I don’t get it. Help me understand.
Given your atypical reactions to the deaths of people close to you, I'm not sure there is any way to explain how other people react which would be comprehensible to you.
If you are not capable of modeling other people's emotional states within your own mind, there's no way to describe them that will make sense.
Imagine if you couldn't see the color yellow and any object in the world that reflected electromagnetic radiation primarily in the wavelengths 577 to 597 nm looked gray to you. I could try to explain what yellow "looks like" until the cows come home, but without the ability to perceive 577-597nm light as distinct from other wavelengths, the subjective experience of seeing yellow would be a total mystery to you.
I think you are encountering the same problem in understanding other people's emotional reactions.
(H/T psychologist Dan Gilbert for the the "yellow" idea)
It's complicated, extremely complicated. In order to answer, there is no quick, easy, nor concise way to do it.
First of all, how to define the concept behind the word "care". Its dictionary definitions provide an avenue, yet it can also go far beyond academics. The way your original question is posted, and the way you ask above how does it feel to me, am I the type to care, all beg for broad diatribes in explaining. For brevity's sake, the word 'empathy' encompasses it quite well. The death of US basketball star Kobe Bryant on today's date spurned a lot of this conversation, and truth be told, its announcement followed and preceded the announcements of dozens or hundreds of other deaths of people worldwide, people whose deaths did not spurn equally in-depth conversations. The empathy we 'feel' as human beings when learning of the death of one of our own species is neither curt in its explanation nor easily dismissed, depending, of course, on who has passed on. Had we learned of the death of an enemy, an opponent, a vile person, our reactions, both mental and emotional, are understandably different than had it been a loved one, a friend, an acquaintance, etc. Also, none of these considerations are restricted to our own species: often, the death of an animal can bring out very strong emotions in some people.
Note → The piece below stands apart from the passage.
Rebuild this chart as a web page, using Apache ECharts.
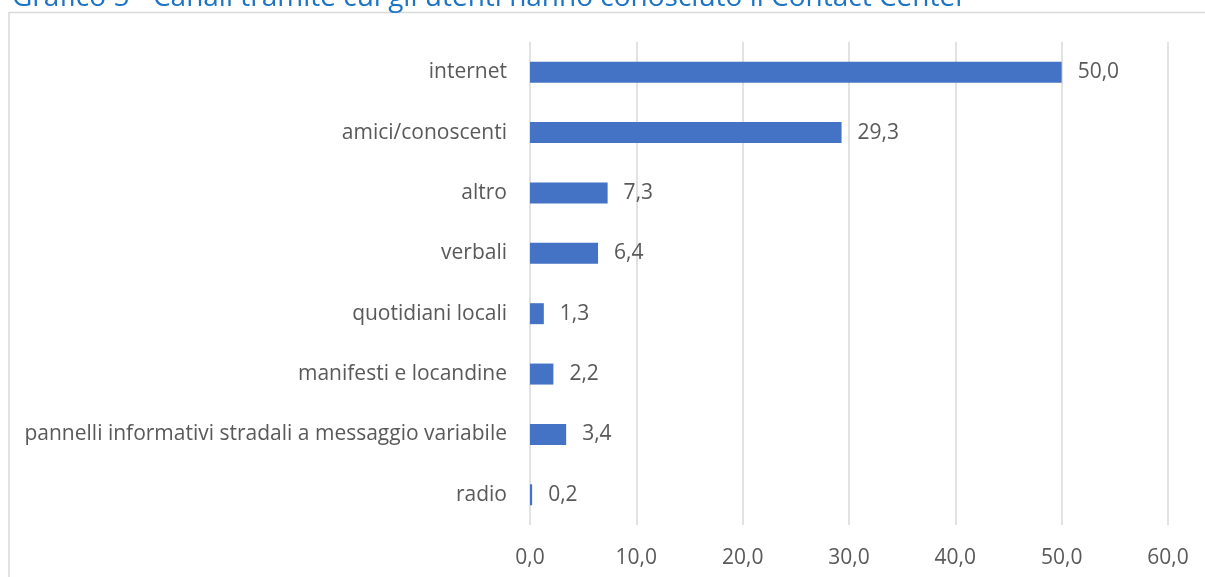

So you've asked specifically about celebrity deaths, those of celebs not personally known to us. Having one's name and likeness interjected into our lives on a continual basis often causes an artificial link in the minds of some people to the point that they think they're closer to the famous person than they really are.
If you've already read some of my commentary on the other post where Kobe Bryant's death was first announced here, one of the first things I brought up is the fact that others died in the incident also. I mentioned that in addition to a famous person, and in this case his 13-year-old daughter was another victim, there are human beings whose names we may have never heard of before who died too. In some ways, that speaks to a similar idea to your question, wherein you asked about the general reaction to a famous person dying, and I expended upon it by mentioning all the people who had died in this incident. I originally only knew of 5 deaths in the helicopter crash, I later updated it to 9 deaths. I'm not a basketball fan at all and I never have been. I know very little of Kobe Bryant and even less about his 13-year-old daughter, still less about the other 7 victims.
Now to address my own feeling, ask you asked. I don't know that I assign it to an actual feeling, an emotion, because I separate feelings and thoughts. When I learned of this particular celebrity dying, I experienced disbelief, shock and surprise in the immediate sense. I don't know if that's feeling or thought, but I'm willing to bet on the latter. Did I or do I "care" about the actual person and the actual people who died? Of course I do, on an empathetic level. I did not shed a tear nor drop to my knees and bellow to the ceiling while beating my chest and tearing out my hair, "WHY, WHY, WHY, WHY? Why did You have to take him? It's too soon, he's too young, he had so much more to do! It's not fair, it's not fair, it's not right!" Even though a tragic event has taken place, my everyday life goes on as usual. People react differently to stimuli. Some people committed suicide in a copy-cat fashion when Rudolf Valentino, Marilyn Monroe, Curt Cobain and Robin Williams did it. Some people got tattoos commemorating Tupac Shakur died. Some people created altars in the homes when Elvis Presley died (well, many of them merely upgraded the existing altars they already had). Some people rush out and buy all the merchandise they can that is associated with their favorite celebrity when he or she dies. Some people gather in public vigils or travel to the funeral cite when their favorite celebrity dies. Others go about their business as usual. The way people feel, and their actions as a result of it, vary vastly. If you hear of a torture victim, you may react to the news differently than another person does, right?
In conclusion, the reason I said I can't explain it to you is that it's not easy to explain. I'm certainly no expert on explaining it, partially because I don't have a deep reaction nor a long-lasting to a celebrity death. Other people do. I can't speak for them, so I can't explain it to you. I think you posed a very, very good question, I really do.